§ WRITTEN EXERCISE
Without the pictures, set down every line of the data exactly.

§ DATA FOR THE TASK

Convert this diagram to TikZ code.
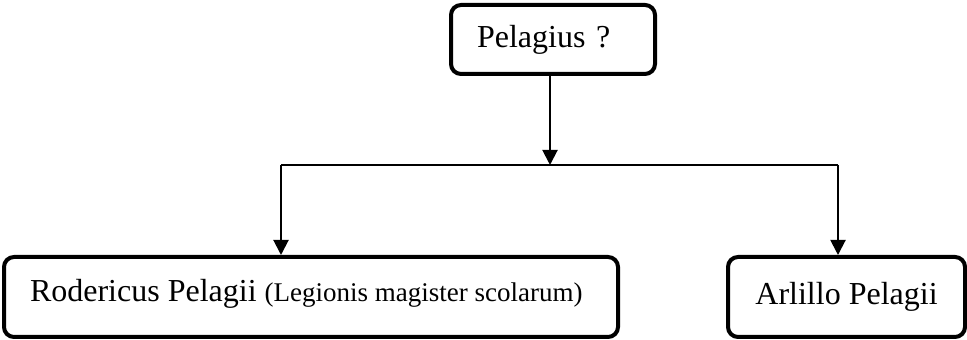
\documentclass[tikz,border=0pt]{standalone}
\usepackage{fontspec}
\setmainfont{Liberation Serif}
\usepackage{tikz}
\usetikzlibrary{arrows.meta,positioning}

\begin{document}
\begin{tikzpicture}[>={Triangle[length=7.5pt,width=7.5pt]},
    box/.style={draw,line width=2pt,rounded corners=5pt,font=\fontsize{16}{19}\selectfont},
    link/.style={->,line width=1pt}]
    \useasboundingbox (0pt,0pt) rectangle (483.5pt,170pt);
    \node[box,text width=76pt,inner xsep=13pt,align=left,minimum height=34.5pt]
        (pelagius) at (276.5pt,150.25pt) {Pelagius ?};
    \node[box,text width=281pt,inner xsep=13pt,align=flush left,inner ysep=5pt,
          text height=17.5pt,text depth=12.5pt]
        (rodericus) at (155.5pt,21.5pt)
        {\mbox{Rodericus Pelagii {\fontsize{13.5}{16}\selectfont(Legionis magister scolarum)}}};
    \node[box,minimum width=118.5pt,minimum height=40pt]
        (arlillo) at (423.25pt,21.5pt) {Arlillo Pelagii};
    \coordinate (split) at (275pt,87.5pt);
    \coordinate (lsplit) at (140.5pt,87.5pt);
    \coordinate (rsplit) at (419pt,87.5pt);
    \draw[link] (pelagius.south -| split)--(split);
    \draw[line width=0.7pt] (lsplit)--(rsplit);
    \draw[link] (lsplit)--(lsplit |- rodericus.north);
    \draw[link] (rsplit)--(rsplit |- arlillo.north);
\end{tikzpicture}
\end{document}
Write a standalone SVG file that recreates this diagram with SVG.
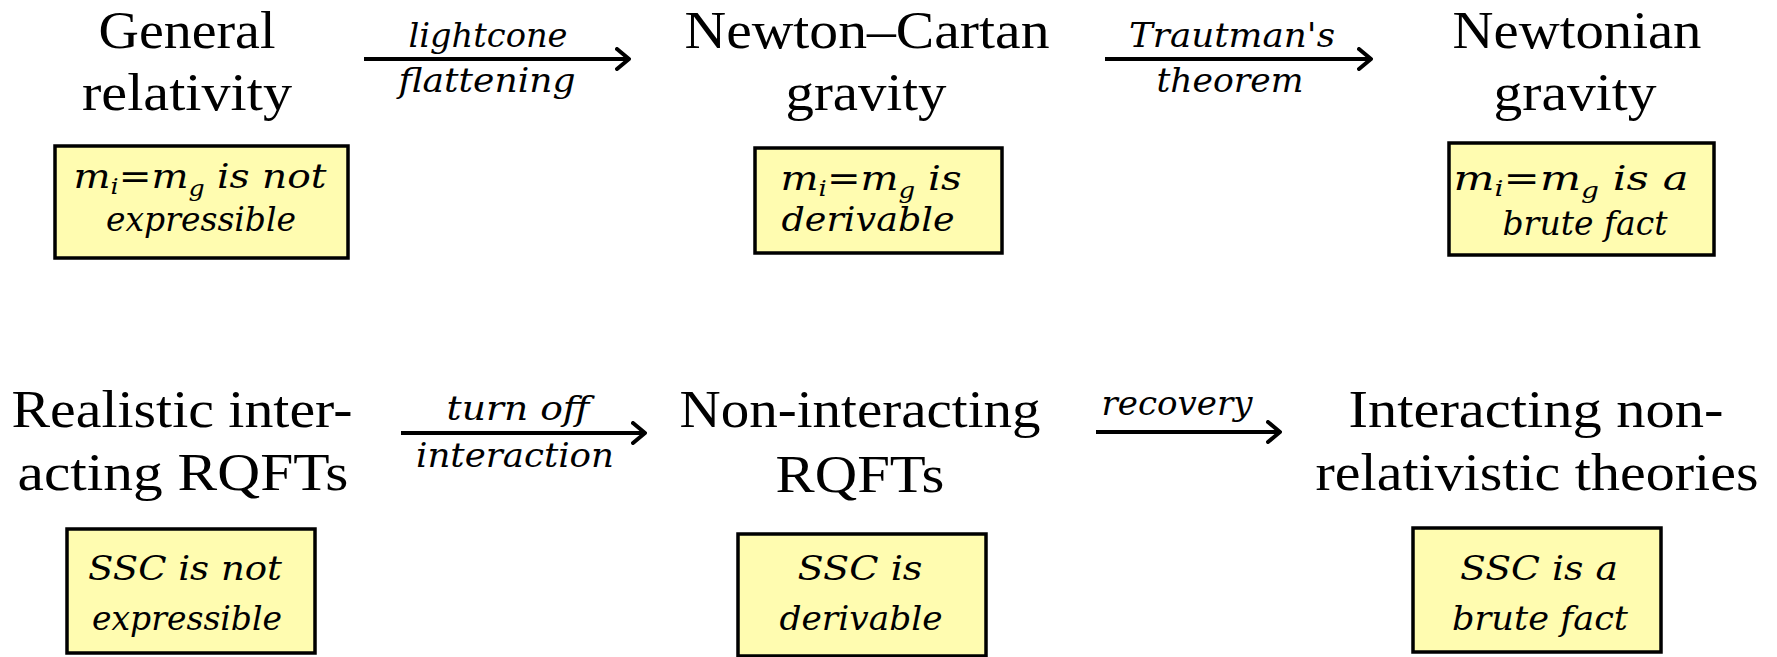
<svg xmlns="http://www.w3.org/2000/svg" width="1777" height="657" viewBox="0 0 1777 657">
  <style>
    text { font-family: "Liberation Serif", "Times New Roman", serif; fill: #000; text-anchor: middle; }
    .title { font-size: 53px; }
    .lbl { font-family: "DejaVu Serif", serif; font-size: 34px; font-style: italic; }
    .btxt { font-family: "DejaVu Serif", serif; font-size: 34px; font-style: italic; }
    .box { fill: #fffcb0; stroke: #000; stroke-width: 3.5; }
    .sub { font-size: 22px; }
    .up { font-style: normal; }
    .edge { fill: none; stroke: #000; stroke-width: 4; }
  </style>
  <defs>
    <marker id="head" viewBox="0 0 16 24" refX="14" refY="12" markerWidth="16" markerHeight="24" markerUnits="userSpaceOnUse" orient="auto">
      <path d="M2,2 L14,12 L2,22" fill="none" stroke="#000" stroke-width="4" stroke-linecap="round" stroke-linejoin="round"/>
    </marker>
  </defs>
  <rect width="1777" height="657" fill="#fff"/>

  <!-- connectors -->
  <g id="connectors">
    <path class="edge" d="M364,59 H629" marker-end="url(#head)"/>
    <text class="lbl" x="488" y="47" textLength="159" lengthAdjust="spacingAndGlyphs">lightcone</text>
    <text class="lbl" x="487" y="92" textLength="177" lengthAdjust="spacingAndGlyphs">flattening</text>

    <path class="edge" d="M1105,59 H1371" marker-end="url(#head)"/>
    <text class="lbl" x="1232" y="47" textLength="206" lengthAdjust="spacingAndGlyphs">Trautman's</text>
    <text class="lbl" x="1230" y="92" textLength="147" lengthAdjust="spacingAndGlyphs">theorem</text>

    <path class="edge" d="M401,433 H645" marker-end="url(#head)"/>
    <text class="lbl" x="518" y="420" textLength="143" lengthAdjust="spacingAndGlyphs">turn off</text>
    <text class="lbl" x="515" y="467" textLength="198" lengthAdjust="spacingAndGlyphs">interaction</text>

    <path class="edge" d="M1096,432 H1280" marker-end="url(#head)"/>
    <text class="lbl" x="1177" y="415" textLength="151" lengthAdjust="spacingAndGlyphs">recovery</text>
  </g>

  <!-- top row: gravity theories -->
  <g id="general-relativity">
    <text class="title" x="187" y="48" textLength="177" lengthAdjust="spacingAndGlyphs">General</text>
    <text class="title" x="187" y="110" textLength="210" lengthAdjust="spacingAndGlyphs">relativity</text>
    <rect class="box" x="55" y="146" width="293" height="112"/>
    <text class="btxt" x="200" y="188" textLength="253" lengthAdjust="spacingAndGlyphs">m<tspan class="sub" dy="6">i</tspan><tspan class="up" dy="-6">=</tspan>m<tspan class="sub" dy="8">g</tspan><tspan dy="-8"> is not</tspan></text>
    <text class="btxt" x="201" y="231" textLength="190" lengthAdjust="spacingAndGlyphs">expressible</text>
  </g>

  <g id="newton-cartan">
    <text class="title" x="867" y="48" textLength="365" lengthAdjust="spacingAndGlyphs">Newton–Cartan</text>
    <text class="title" x="866" y="110" textLength="161" lengthAdjust="spacingAndGlyphs">gravity</text>
    <rect class="box" x="755" y="148" width="247" height="105"/>
    <text class="btxt" x="871" y="190" textLength="181" lengthAdjust="spacingAndGlyphs">m<tspan class="sub" dy="6">i</tspan><tspan class="up" dy="-6">=</tspan>m<tspan class="sub" dy="8">g</tspan><tspan dy="-8"> is</tspan></text>
    <text class="btxt" x="868" y="231" textLength="173" lengthAdjust="spacingAndGlyphs">derivable</text>
  </g>

  <g id="newtonian">
    <text class="title" x="1577" y="48" textLength="249" lengthAdjust="spacingAndGlyphs">Newtonian</text>
    <text class="title" x="1575" y="110" textLength="163" lengthAdjust="spacingAndGlyphs">gravity</text>
    <rect class="box" x="1449" y="143" width="265" height="112"/>
    <text class="btxt" x="1571" y="190" textLength="235" lengthAdjust="spacingAndGlyphs">m<tspan class="sub" dy="6">i</tspan><tspan class="up" dy="-6">=</tspan>m<tspan class="sub" dy="8">g</tspan><tspan dy="-8"> is a</tspan></text>
    <text class="btxt" x="1585" y="235" textLength="165" lengthAdjust="spacingAndGlyphs">brute fact</text>
  </g>

  <!-- bottom row: quantum field theories -->
  <g id="interacting-rqft">
    <text class="title" x="182" y="427" textLength="341" lengthAdjust="spacingAndGlyphs">Realistic inter-</text>
    <text class="title" x="183" y="490" textLength="331" lengthAdjust="spacingAndGlyphs">acting RQFTs</text>
    <rect class="box" x="67" y="529" width="248" height="124"/>
    <text class="btxt" x="185" y="580" textLength="194" lengthAdjust="spacingAndGlyphs">SSC is not</text>
    <text class="btxt" x="187" y="630" textLength="190" lengthAdjust="spacingAndGlyphs">expressible</text>
  </g>

  <g id="free-rqft">
    <text class="title" x="860" y="427" textLength="361" lengthAdjust="spacingAndGlyphs">Non-interacting</text>
    <text class="title" x="860" y="492" textLength="169" lengthAdjust="spacingAndGlyphs">RQFTs</text>
    <rect class="box" x="738" y="534" width="248" height="122"/>
    <text class="btxt" x="860" y="580" textLength="125" lengthAdjust="spacingAndGlyphs">SSC is</text>
    <text class="btxt" x="861" y="630" textLength="163" lengthAdjust="spacingAndGlyphs">derivable</text>
  </g>

  <g id="nonrelativistic">
    <text class="title" x="1536" y="427" textLength="375" lengthAdjust="spacingAndGlyphs">Interacting non-</text>
    <text class="title" x="1537" y="490" textLength="443" lengthAdjust="spacingAndGlyphs">relativistic theories</text>
    <rect class="box" x="1413" y="528" width="248" height="124"/>
    <text class="btxt" x="1539" y="580" textLength="158" lengthAdjust="spacingAndGlyphs">SSC is a</text>
    <text class="btxt" x="1540" y="630" textLength="176" lengthAdjust="spacingAndGlyphs">brute fact</text>
  </g>
</svg>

§ ANSWER TO THIS TASK
Convert this diagram to TikZ code.
\documentclass[tikz,border=0pt]{standalone}
\usepackage{fontspec}
\setmainfont{Liberation Serif}
\usepackage{tikz}
\usetikzlibrary{arrows.meta,positioning}

\begin{document}
\begin{tikzpicture}[>={Triangle[length=7.5pt,width=7.5pt]},
    box/.style={draw,line width=2pt,rounded corners=5pt,font=\fontsize{16}{19}\selectfont},
    link/.style={->,line width=1pt}]
    \useasboundingbox (0pt,0pt) rectangle (483.5pt,170pt);
    \node[box,text width=76pt,inner xsep=13pt,align=left,minimum height=34.5pt]
        (pelagius) at (276.5pt,150.25pt) {Pelagius ?};
    \node[box,text width=281pt,inner xsep=13pt,align=flush left,inner ysep=5pt,
          text height=17.5pt,text depth=12.5pt]
        (rodericus) at (155.5pt,21.5pt)
        {\mbox{Rodericus Pelagii {\fontsize{13.5}{16}\selectfont(Legionis magister scolarum)}}};
    \node[box,minimum width=118.5pt,minimum height=40pt]
        (arlillo) at (423.25pt,21.5pt) {Arlillo Pelagii};
    \coordinate (split) at (275pt,87.5pt);
    \coordinate (lsplit) at (140.5pt,87.5pt);
    \coordinate (rsplit) at (419pt,87.5pt);
    \draw[link] (pelagius.south -| split)--(split);
    \draw[line width=0.7pt] (lsplit)--(rsplit);
    \draw[link] (lsplit)--(lsplit |- rodericus.north);
    \draw[link] (rsplit)--(rsplit |- arlillo.north);
\end{tikzpicture}
\end{document}
Write a standalone SVG file that recreates this diagram with SVG.
<svg xmlns="http://www.w3.org/2000/svg" width="1777" height="657" viewBox="0 0 1777 657">
  <style>
    text { font-family: "Liberation Serif", "Times New Roman", serif; fill: #000; text-anchor: middle; }
    .title { font-size: 53px; }
    .lbl { font-family: "DejaVu Serif", serif; font-size: 34px; font-style: italic; }
    .btxt { font-family: "DejaVu Serif", serif; font-size: 34px; font-style: italic; }
    .box { fill: #fffcb0; stroke: #000; stroke-width: 3.5; }
    .sub { font-size: 22px; }
    .up { font-style: normal; }
    .edge { fill: none; stroke: #000; stroke-width: 4; }
  </style>
  <defs>
    <marker id="head" viewBox="0 0 16 24" refX="14" refY="12" markerWidth="16" markerHeight="24" markerUnits="userSpaceOnUse" orient="auto">
      <path d="M2,2 L14,12 L2,22" fill="none" stroke="#000" stroke-width="4" stroke-linecap="round" stroke-linejoin="round"/>
    </marker>
  </defs>
  <rect width="1777" height="657" fill="#fff"/>

  <!-- connectors -->
  <g id="connectors">
    <path class="edge" d="M364,59 H629" marker-end="url(#head)"/>
    <text class="lbl" x="488" y="47" textLength="159" lengthAdjust="spacingAndGlyphs">lightcone</text>
    <text class="lbl" x="487" y="92" textLength="177" lengthAdjust="spacingAndGlyphs">flattening</text>

    <path class="edge" d="M1105,59 H1371" marker-end="url(#head)"/>
    <text class="lbl" x="1232" y="47" textLength="206" lengthAdjust="spacingAndGlyphs">Trautman's</text>
    <text class="lbl" x="1230" y="92" textLength="147" lengthAdjust="spacingAndGlyphs">theorem</text>

    <path class="edge" d="M401,433 H645" marker-end="url(#head)"/>
    <text class="lbl" x="518" y="420" textLength="143" lengthAdjust="spacingAndGlyphs">turn off</text>
    <text class="lbl" x="515" y="467" textLength="198" lengthAdjust="spacingAndGlyphs">interaction</text>

    <path class="edge" d="M1096,432 H1280" marker-end="url(#head)"/>
    <text class="lbl" x="1177" y="415" textLength="151" lengthAdjust="spacingAndGlyphs">recovery</text>
  </g>

  <!-- top row: gravity theories -->
  <g id="general-relativity">
    <text class="title" x="187" y="48" textLength="177" lengthAdjust="spacingAndGlyphs">General</text>
    <text class="title" x="187" y="110" textLength="210" lengthAdjust="spacingAndGlyphs">relativity</text>
    <rect class="box" x="55" y="146" width="293" height="112"/>
    <text class="btxt" x="200" y="188" textLength="253" lengthAdjust="spacingAndGlyphs">m<tspan class="sub" dy="6">i</tspan><tspan class="up" dy="-6">=</tspan>m<tspan class="sub" dy="8">g</tspan><tspan dy="-8"> is not</tspan></text>
    <text class="btxt" x="201" y="231" textLength="190" lengthAdjust="spacingAndGlyphs">expressible</text>
  </g>

  <g id="newton-cartan">
    <text class="title" x="867" y="48" textLength="365" lengthAdjust="spacingAndGlyphs">Newton–Cartan</text>
    <text class="title" x="866" y="110" textLength="161" lengthAdjust="spacingAndGlyphs">gravity</text>
    <rect class="box" x="755" y="148" width="247" height="105"/>
    <text class="btxt" x="871" y="190" textLength="181" lengthAdjust="spacingAndGlyphs">m<tspan class="sub" dy="6">i</tspan><tspan class="up" dy="-6">=</tspan>m<tspan class="sub" dy="8">g</tspan><tspan dy="-8"> is</tspan></text>
    <text class="btxt" x="868" y="231" textLength="173" lengthAdjust="spacingAndGlyphs">derivable</text>
  </g>

  <g id="newtonian">
    <text class="title" x="1577" y="48" textLength="249" lengthAdjust="spacingAndGlyphs">Newtonian</text>
    <text class="title" x="1575" y="110" textLength="163" lengthAdjust="spacingAndGlyphs">gravity</text>
    <rect class="box" x="1449" y="143" width="265" height="112"/>
    <text class="btxt" x="1571" y="190" textLength="235" lengthAdjust="spacingAndGlyphs">m<tspan class="sub" dy="6">i</tspan><tspan class="up" dy="-6">=</tspan>m<tspan class="sub" dy="8">g</tspan><tspan dy="-8"> is a</tspan></text>
    <text class="btxt" x="1585" y="235" textLength="165" lengthAdjust="spacingAndGlyphs">brute fact</text>
  </g>

  <!-- bottom row: quantum field theories -->
  <g id="interacting-rqft">
    <text class="title" x="182" y="427" textLength="341" lengthAdjust="spacingAndGlyphs">Realistic inter-</text>
    <text class="title" x="183" y="490" textLength="331" lengthAdjust="spacingAndGlyphs">acting RQFTs</text>
    <rect class="box" x="67" y="529" width="248" height="124"/>
    <text class="btxt" x="185" y="580" textLength="194" lengthAdjust="spacingAndGlyphs">SSC is not</text>
    <text class="btxt" x="187" y="630" textLength="190" lengthAdjust="spacingAndGlyphs">expressible</text>
  </g>

  <g id="free-rqft">
    <text class="title" x="860" y="427" textLength="361" lengthAdjust="spacingAndGlyphs">Non-interacting</text>
    <text class="title" x="860" y="492" textLength="169" lengthAdjust="spacingAndGlyphs">RQFTs</text>
    <rect class="box" x="738" y="534" width="248" height="122"/>
    <text class="btxt" x="860" y="580" textLength="125" lengthAdjust="spacingAndGlyphs">SSC is</text>
    <text class="btxt" x="861" y="630" textLength="163" lengthAdjust="spacingAndGlyphs">derivable</text>
  </g>

  <g id="nonrelativistic">
    <text class="title" x="1536" y="427" textLength="375" lengthAdjust="spacingAndGlyphs">Interacting non-</text>
    <text class="title" x="1537" y="490" textLength="443" lengthAdjust="spacingAndGlyphs">relativistic theories</text>
    <rect class="box" x="1413" y="528" width="248" height="124"/>
    <text class="btxt" x="1539" y="580" textLength="158" lengthAdjust="spacingAndGlyphs">SSC is a</text>
    <text class="btxt" x="1540" y="630" textLength="176" lengthAdjust="spacingAndGlyphs">brute fact</text>
  </g>
</svg>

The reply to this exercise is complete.